Rolls-Royce expects long-haul flying in 2024 to exceed 2019 levels, generating higher operating and maintenance revenues, while its defense business benefits from governments ramping up spending amid a growing number of conflicts across the world. 

Erginbilgic took over in 2023 and promised to revamp the company by slashing costs and focusing on profitability instead of growth. The CEO said the company will be more than half way toward meeting its midterm targets by year end, and expects to achieve an underlying operating profit of between £1.7 and £2 billion in 2024 with free cash flow of £1.7 billion to £1.9 billion.

In November, Rolls-Royce set mid-term financial targets including operating profit of as much as £2.8 billion and free cash flow of as much as £3.1 billion by 2027. The company targets an operating margin of 13-15%, as well as a return on capital of 16-18% over the same period. 

Shares were up 8.7% at 10:38 a.m. in London. Already Europe’s best-performing stock last year, the shares have gained 19% this year, putting the manufacturer among the highest-returning companies on the FTSE 100 so far in 2024. Rolls-Royce is currently rated BB+ at Standard & Poors, one notch below investment grade. 

Still, Rolls-Royce cautioned that margins remain under pressure from strained supply chains. The aerospace industry has struggled to adjust to the rebound in demand for flying after the pandemic, when they were forced to cut staffing and costs to survive. 

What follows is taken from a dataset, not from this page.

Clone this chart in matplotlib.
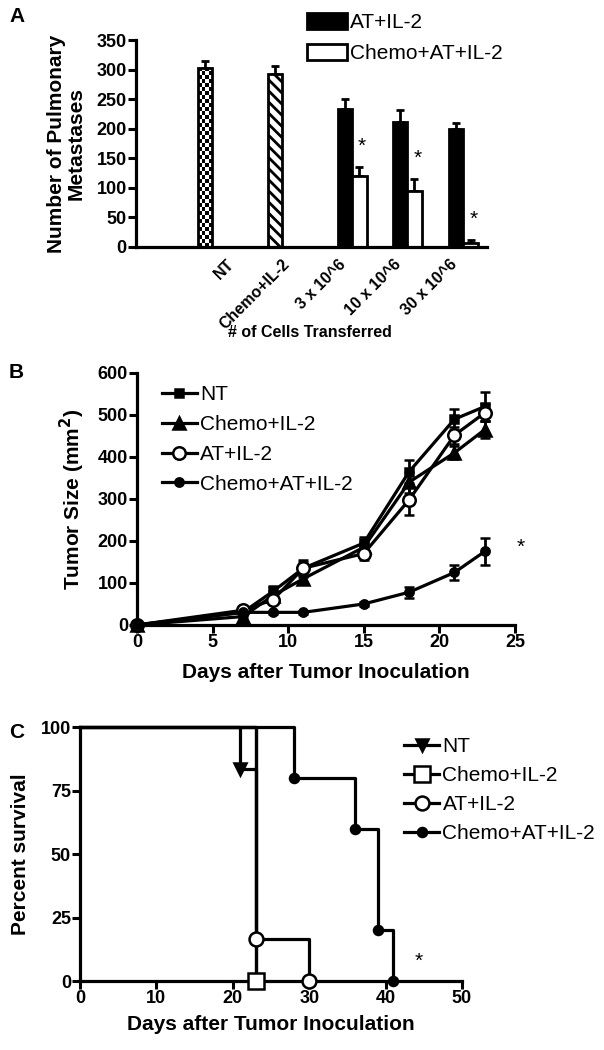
import numpy as np
import matplotlib
matplotlib.use("Agg")
import matplotlib.pyplot as plt
from matplotlib.patches import Patch
from matplotlib.lines import Line2D

plt.rcParams['font.family'] = ['Liberation Sans', 'DejaVu Sans']
plt.rcParams['hatch.color'] = 'black'
plt.rcParams['hatch.linewidth'] = 2.0

# ---- panel A data ----
single_labels = ['NT', 'Chemo+IL-2']
single_vals = [303, 293]
single_err = [12, 13]
dose_labels = ['3 x 10^6', '10 x 10^6', '30 x 10^6']
at_vals = [234, 211, 200]
at_err = [16, 20, 10]
chemo_at_vals = [120, 95, 7]
chemo_at_err = [15, 20, 5]

# ---- panel B data ----
days = [0, 7, 9, 11, 15, 18, 21, 23]
nt_size = [0, 30, 80, 135, 195, 365, 490, 520]
nt_size_err = [0, 5, 12, 20, 15, 28, 25, 35]
chemo_size = [0, 20, 70, 110, 185, 340, 410, 465]
chemo_size_err = [0, 5, 10, 10, 12, 25, 15, 20]
at_size = [0, 35, 60, 135, 170, 298, 452, 505]
at_size_err = [0, 5, 10, 15, 15, 36, 20, 20]
chemo_at_size = [0, 30, 30, 30, 50, 78, 125, 175]
chemo_at_size_err = [0, 3, 3, 3, 4, 13, 18, 33]

# ---- panel C data (Kaplan-Meier steps) ----
nt_t = [0, 21, 23]
nt_s = [100, 83.3, 0]
chemo_t = [0, 23]
chemo_s = [100, 0]
at_t = [0, 23, 30]
at_s = [100, 16.7, 0]
chemo_at_t = [0, 28, 36, 39, 41]
chemo_at_s = [100, 80, 60, 20, 0]

fig = plt.figure(figsize=(6.04, 10.5), dpi=100)

def style_axes(ax):
    for s in ['top', 'right']:
        ax.spines[s].set_visible(False)
    for s in ['left', 'bottom']:
        ax.spines[s].set_linewidth(2.3)
    ax.tick_params(width=2.2, length=5.5, labelsize=13, pad=1)
    for lab in ax.get_xticklabels() + ax.get_yticklabels():
        lab.set_fontweight('bold')

# ================= Panel A =================
axA = fig.add_axes([0.225, 0.7648, 0.581, 0.1971])
w = 0.26
single_pos = [1.24, 2.50]
group_pos = np.array([3.88, 4.87, 5.88])
tick_pos = [1.72, 2.71, 3.72, 4.71, 5.73]

# NT checkerboard bar
b = axA.bar(single_pos[0], single_vals[0], w, color='white', zorder=1)[0]
rows = int(single_vals[0] / 6.7)
checker = np.indices((rows, 4)).sum(axis=0) % 2
im = axA.imshow(checker, cmap='gray', extent=(b.get_x(), b.get_x() + w, 0, single_vals[0]),
                aspect='auto', interpolation='nearest', zorder=1.5)
im.set_clip_path(b)
axA.bar(single_pos[0], single_vals[0], w, facecolor='none', edgecolor='black', linewidth=2, zorder=2)
# Chemo+IL-2 hatched bar
axA.bar(single_pos[1], single_vals[1], w, facecolor='white', edgecolor='black',
        linewidth=2, hatch='\\\\\\', zorder=2)
axA.errorbar(single_pos, single_vals, yerr=[[0, 0], single_err], fmt='none', ecolor='black',
             elinewidth=2, capsize=3, capthick=2, zorder=1)

axA.bar(group_pos - w / 2, at_vals, w, color='black', edgecolor='black', linewidth=2, zorder=2)
axA.bar(group_pos + w / 2, chemo_at_vals, w, color='white', edgecolor='black', linewidth=2, zorder=2)
axA.errorbar(group_pos - w / 2, at_vals, yerr=[[0] * 3, at_err], fmt='none', ecolor='black',
             elinewidth=2, capsize=3, capthick=2, zorder=1)
axA.errorbar(group_pos + w / 2, chemo_at_vals, yerr=[[0] * 3, chemo_at_err], fmt='none', ecolor='black',
             elinewidth=2, capsize=3, capthick=2, zorder=1)
for x, v, e in zip(group_pos + w / 2, chemo_at_vals, chemo_at_err):
    axA.annotate('*', (x + 0.05, v + e), xytext=(0, 8), textcoords='offset points',
                 ha='center', va='bottom', fontsize=15)

axA.set_xlim(0, 6.3)
axA.set_ylim(0, 350)
axA.set_yticks(range(0, 351, 50))
axA.set_xticks(tick_pos)
axA.set_xticklabels(single_labels + dose_labels, rotation=45, ha='right', va='center',
                    rotation_mode='anchor')
style_axes(axA)
axA.tick_params(axis='x', length=0, labelsize=11.5, pad=11)
axA.set_ylabel('Number of Pulmonary\nMetastases', fontsize=15, fontweight='bold',
               linespacing=1.05, labelpad=8)
fig.text(0.513, 0.683, '# of Cells Transferred', ha='center', va='center',
         fontsize=11.5, fontweight='bold')

legA = [Patch(facecolor='black', edgecolor='black', linewidth=2, label='AT+IL-2'),
        Patch(facecolor='white', edgecolor='black', linewidth=2, label='Chemo+AT+IL-2')]
fig.legend(handles=legA, loc='upper left', bbox_to_anchor=(0.495, 0.996), frameon=False,
           fontsize=15, handlelength=1.9, handleheight=0.85, handletextpad=0.15,
           labelspacing=0.55, borderaxespad=0)

# ================= Panel B =================
axB = fig.add_axes([0.2268, 0.4048, 0.6258, 0.24])
series = [
    (nt_size, nt_size_err, 's', 'black', 5.5, 'NT'),
    (chemo_size, chemo_size_err, '^', 'black', 8, 'Chemo+IL-2'),
    (at_size, at_size_err, 'o', 'white', 9, 'AT+IL-2'),
    (chemo_at_size, chemo_at_size_err, 'o', 'black', 6, 'Chemo+AT+IL-2'),
]
for vals, err, mk, fc, ms, lab in series:
    axB.errorbar(days, vals, yerr=err, color='black', lw=2.3, marker=mk, markersize=ms,
                 markerfacecolor=fc, markeredgecolor='black', markeredgewidth=1.8,
                 ecolor='black', elinewidth=2, capsize=3.5, capthick=2, clip_on=False, label=lab)
axB.annotate('*', (days[-1], chemo_at_size[-1]), xytext=(26, 3), textcoords='offset points',
             ha='center', va='center', fontsize=15)
axB.set_xlim(0, 25)
axB.set_ylim(0, 600)
axB.set_xticks(range(0, 26, 5))
axB.set_yticks(range(0, 601, 100))
style_axes(axB)
axB.set_xlabel('Days after Tumor Inoculation', fontsize=15, fontweight='bold', labelpad=9)
axB.set_ylabel('Tumor Size (mm$^\\mathbf{2}$)', fontsize=15, fontweight='bold', labelpad=8)
hB = [Line2D([], [], color='black', lw=2.3, marker=mk, markersize=ms, markerfacecolor=fc,
             markeredgecolor='black', markeredgewidth=1.8) for _, _, mk, fc, ms, _ in series]
axB.legend(hB, [s[-1] for s in series], loc='upper left', bbox_to_anchor=(0.254, 0.641),
           bbox_transform=fig.transFigure, frameon=False, fontsize=15, handlelength=1.7,
           handletextpad=0.15, labelspacing=0.52, borderaxespad=0)

# ================= Panel C =================
axC = fig.add_axes([0.1325, 0.0657, 0.6324, 0.2419])
curves = [
    (nt_t, nt_s, 'v', 'black', 8, 'NT'),
    (chemo_t, chemo_s, 's', 'white', 11, 'Chemo+IL-2'),
    (at_t, at_s, 'o', 'white', 10, 'AT+IL-2'),
    (chemo_at_t, chemo_at_s, 'o', 'black', 6.5, 'Chemo+AT+IL-2'),
]
for t, s, mk, fc, ms, lab in curves:
    axC.step(t, s, where='post', color='black', lw=2.3, clip_on=False, zorder=2)
for t, s, mk, fc, ms, lab in curves:
    axC.plot(t[1:], s[1:], ls='none', marker=mk, markersize=ms, markerfacecolor=fc,
             markeredgecolor='black', markeredgewidth=1.8, clip_on=False, zorder=3)
axC.annotate('*', (chemo_at_t[-1], 0), xytext=(18, 14), textcoords='offset points',
             ha='center', va='center', fontsize=15)
axC.set_xlim(0, 50)
axC.set_ylim(0, 100)
axC.set_xticks(range(0, 51, 10))
axC.set_yticks(range(0, 101, 25))
style_axes(axC)
axC.set_xlabel('Days after Tumor Inoculation', fontsize=15, fontweight='bold', labelpad=6)
axC.set_ylabel('Percent survival', fontsize=15, fontweight='bold', labelpad=8)
hC = [Line2D([], [], color='black', lw=2.3, marker=mk, markersize=ms, markerfacecolor=fc,
             markeredgecolor='black', markeredgewidth=1.8) for _, _, mk, fc, ms, _ in curves]
axC.legend(hC, [c[-1] for c in curves], loc='upper left', bbox_to_anchor=(0.655, 0.306),
           bbox_transform=fig.transFigure, frameon=False, fontsize=15, handlelength=1.7,
           handletextpad=0.15, labelspacing=0.48, borderaxespad=0)

# panel letters
for letter, (x, y) in zip('ABC', [(0.028, 0.984), (0.027, 0.645), (0.027, 0.302)]):
    fig.text(x, y, letter, fontsize=15, fontweight='bold', ha='center', va='center')

fig.savefig('out.png', dpi=100)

Erginbilgic expects supply issues to continue this year, and said the company is taking steps to mitigate the challenges by stationing its own staff at suppliers, consolidating procurement at the group level and is looking at dual-supply or even moving supply to more credible players.

Under Erginbilgic, Rolls-Royce has taken a tougher line on pricing and has said the company will focus on profitability instead of offering steep discounts to win business. That’s led to some missed sales opportunities — and tension with partner Airbus SE, which relies exclusively on the company’s turbines for its widebody jets.

Large engine orders were the highest in more than 15 years, with major orders coming from carriers including Air India and Turkish Airlines. Large engine flying hours in civil aerospace recovered to 88% of 2019 levels, up from 65% in 2022.